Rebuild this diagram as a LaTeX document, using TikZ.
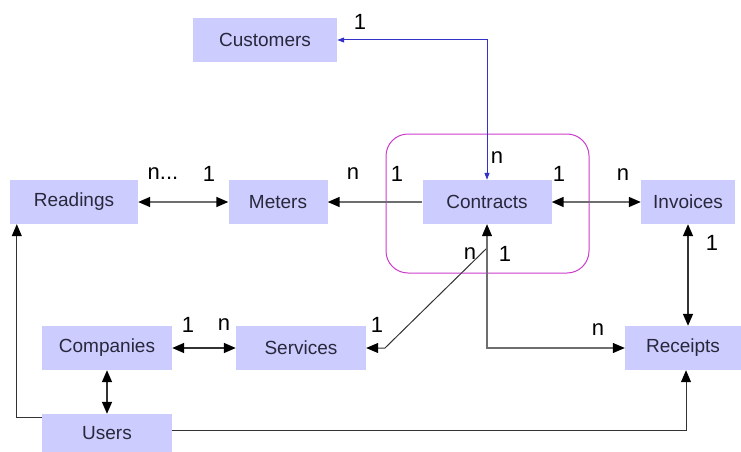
\documentclass[tikz,border=0pt]{standalone}
\usepackage{fontspec}
\setmainfont{Liberation Sans}
\usetikzlibrary{arrows.meta,calc}
\definecolor{boxfill}{RGB}{204,204,255}
\definecolor{boxtext}{RGB}{40,40,60}
\definecolor{groupc}{RGB}{204,60,204}
\definecolor{bluec}{RGB}{50,50,200}
\definecolor{linec}{RGB}{50,50,50}
\definecolor{greyc}{RGB}{110,110,110}
\tikzset{
  tip/.tip={Triangle[length=12pt,width=10pt,color=black]},
  entity/.style={fill=boxfill, text=boxtext, minimum height=44pt, inner sep=0pt,
    font=\fontsize{19}{20}\selectfont},
  card/.style={font=\fontsize{22}{23}\selectfont, text=black, inner sep=0pt},
  rel/.style={draw=linec, line width=1.6pt, tip-tip},
  relto/.style={draw=linec, line width=1.6pt, -tip},
  thin/.style={draw=linec, line width=1pt, -tip},
  blueline/.style={draw=bluec, line width=1pt, {Triangle[length=7pt,width=5pt]}-{Triangle[length=7pt,width=5pt]}},
  group/.style={draw=groupc, line width=1pt, rounded corners=22pt}
}
\begin{document}
\begin{tikzpicture}[x=1pt,y=-1pt]
\useasboundingbox (0,0) rectangle (741,452);
% group frame
\draw[group] (386,134) rectangle (589,273);
% entities
\node[entity, minimum width=144pt] (customers) at (265,40) {Customers};
\node[entity, minimum width=128pt] (readings) at (74,202) {Readings};
\node[entity, minimum width=99pt] (meters) at (278,202) {Meters};
\node[entity, minimum width=129pt] (contracts) at (487,202) {Contracts};
\node[entity, minimum width=94pt] (invoices) at (688,202) {Invoices};
\node[entity, minimum width=130pt] (companies) at (107,348) {Companies};
\node[entity, minimum width=130pt] (services) at (301,348) {Services};
\node[entity, minimum width=116pt] (receipts) at (683,348) {Receipts};
\node[entity, minimum width=130pt, minimum height=38pt] (users) at (107,433) {Users};
% helper points
\coordinate (cs) at (487,248);
\coordinate (sv) at (385,348);
% connectors
\draw[blueline] (customers.east) -| (contracts.north);
\draw[rel, draw=greyc] (readings.east) -- (meters.west);
\draw[relto, draw=greyc] (contracts.west) -- (meters.east);
\draw[rel, draw=greyc] (contracts.east) -- (invoices.west);
\draw[rel] (invoices.south) -- (invoices.south |- receipts.north);
\draw[thin] (cs) -- (sv) -- (services.east);
\draw[rel, draw=greyc, line width=1.2pt] (contracts.south) |- (receipts.west);
\draw[rel] (companies.east) -- (services.west);
\draw[rel] (companies.south) -- (users.north);
\draw[thin] ([yshift=-4pt]users.north west) -| ($(readings.south west)+(7,0)$);
\draw[thin] ([yshift=3pt]users.east) -| ([xshift=3pt]receipts.south);
% cardinalities
\node[card] (c1) at (360,22) {1};
\node[card] (c2) at (497,158) {n};
\node[card] (c3) at (397,174) {1};
\node[card] (c4) at (559,174) {1};
\node[card] (c5) at (623,175) {n};
\node[card] (c6) at (712,243) {1};
\node[card] (c7) at (470,254) {n};
\node[card] (c8) at (505,254) {1};
\node[card] (c9) at (163,174) {n...};
\node[card] (c10) at (209,174) {1};
\node[card] (c11) at (353,174) {n};
\node[card] (c12) at (188,325) {1};
\node[card] (c13) at (224,325) {n};
\node[card] (c14) at (377,325) {1};
\node[card] (c15) at (598,330) {n};
\end{tikzpicture}
\end{document}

*Problem*
Return all of the data exactly as written, and drop the pictures.

*Task output*
Rebuild this diagram as a LaTeX document, using TikZ.
\documentclass[tikz,border=0pt]{standalone}
\usepackage{fontspec}
\setmainfont{Liberation Sans}
\usetikzlibrary{arrows.meta,calc}
\definecolor{boxfill}{RGB}{204,204,255}
\definecolor{boxtext}{RGB}{40,40,60}
\definecolor{groupc}{RGB}{204,60,204}
\definecolor{bluec}{RGB}{50,50,200}
\definecolor{linec}{RGB}{50,50,50}
\definecolor{greyc}{RGB}{110,110,110}
\tikzset{
  tip/.tip={Triangle[length=12pt,width=10pt,color=black]},
  entity/.style={fill=boxfill, text=boxtext, minimum height=44pt, inner sep=0pt,
    font=\fontsize{19}{20}\selectfont},
  card/.style={font=\fontsize{22}{23}\selectfont, text=black, inner sep=0pt},
  rel/.style={draw=linec, line width=1.6pt, tip-tip},
  relto/.style={draw=linec, line width=1.6pt, -tip},
  thin/.style={draw=linec, line width=1pt, -tip},
  blueline/.style={draw=bluec, line width=1pt, {Triangle[length=7pt,width=5pt]}-{Triangle[length=7pt,width=5pt]}},
  group/.style={draw=groupc, line width=1pt, rounded corners=22pt}
}
\begin{document}
\begin{tikzpicture}[x=1pt,y=-1pt]
\useasboundingbox (0,0) rectangle (741,452);
% group frame
\draw[group] (386,134) rectangle (589,273);
% entities
\node[entity, minimum width=144pt] (customers) at (265,40) {Customers};
\node[entity, minimum width=128pt] (readings) at (74,202) {Readings};
\node[entity, minimum width=99pt] (meters) at (278,202) {Meters};
\node[entity, minimum width=129pt] (contracts) at (487,202) {Contracts};
\node[entity, minimum width=94pt] (invoices) at (688,202) {Invoices};
\node[entity, minimum width=130pt] (companies) at (107,348) {Companies};
\node[entity, minimum width=130pt] (services) at (301,348) {Services};
\node[entity, minimum width=116pt] (receipts) at (683,348) {Receipts};
\node[entity, minimum width=130pt, minimum height=38pt] (users) at (107,433) {Users};
% helper points
\coordinate (cs) at (487,248);
\coordinate (sv) at (385,348);
% connectors
\draw[blueline] (customers.east) -| (contracts.north);
\draw[rel, draw=greyc] (readings.east) -- (meters.west);
\draw[relto, draw=greyc] (contracts.west) -- (meters.east);
\draw[rel, draw=greyc] (contracts.east) -- (invoices.west);
\draw[rel] (invoices.south) -- (invoices.south |- receipts.north);
\draw[thin] (cs) -- (sv) -- (services.east);
\draw[rel, draw=greyc, line width=1.2pt] (contracts.south) |- (receipts.west);
\draw[rel] (companies.east) -- (services.west);
\draw[rel] (companies.south) -- (users.north);
\draw[thin] ([yshift=-4pt]users.north west) -| ($(readings.south west)+(7,0)$);
\draw[thin] ([yshift=3pt]users.east) -| ([xshift=3pt]receipts.south);
% cardinalities
\node[card] (c1) at (360,22) {1};
\node[card] (c2) at (497,158) {n};
\node[card] (c3) at (397,174) {1};
\node[card] (c4) at (559,174) {1};
\node[card] (c5) at (623,175) {n};
\node[card] (c6) at (712,243) {1};
\node[card] (c7) at (470,254) {n};
\node[card] (c8) at (505,254) {1};
\node[card] (c9) at (163,174) {n...};
\node[card] (c10) at (209,174) {1};
\node[card] (c11) at (353,174) {n};
\node[card] (c12) at (188,325) {1};
\node[card] (c13) at (224,325) {n};
\node[card] (c14) at (377,325) {1};
\node[card] (c15) at (598,330) {n};
\end{tikzpicture}
\end{document}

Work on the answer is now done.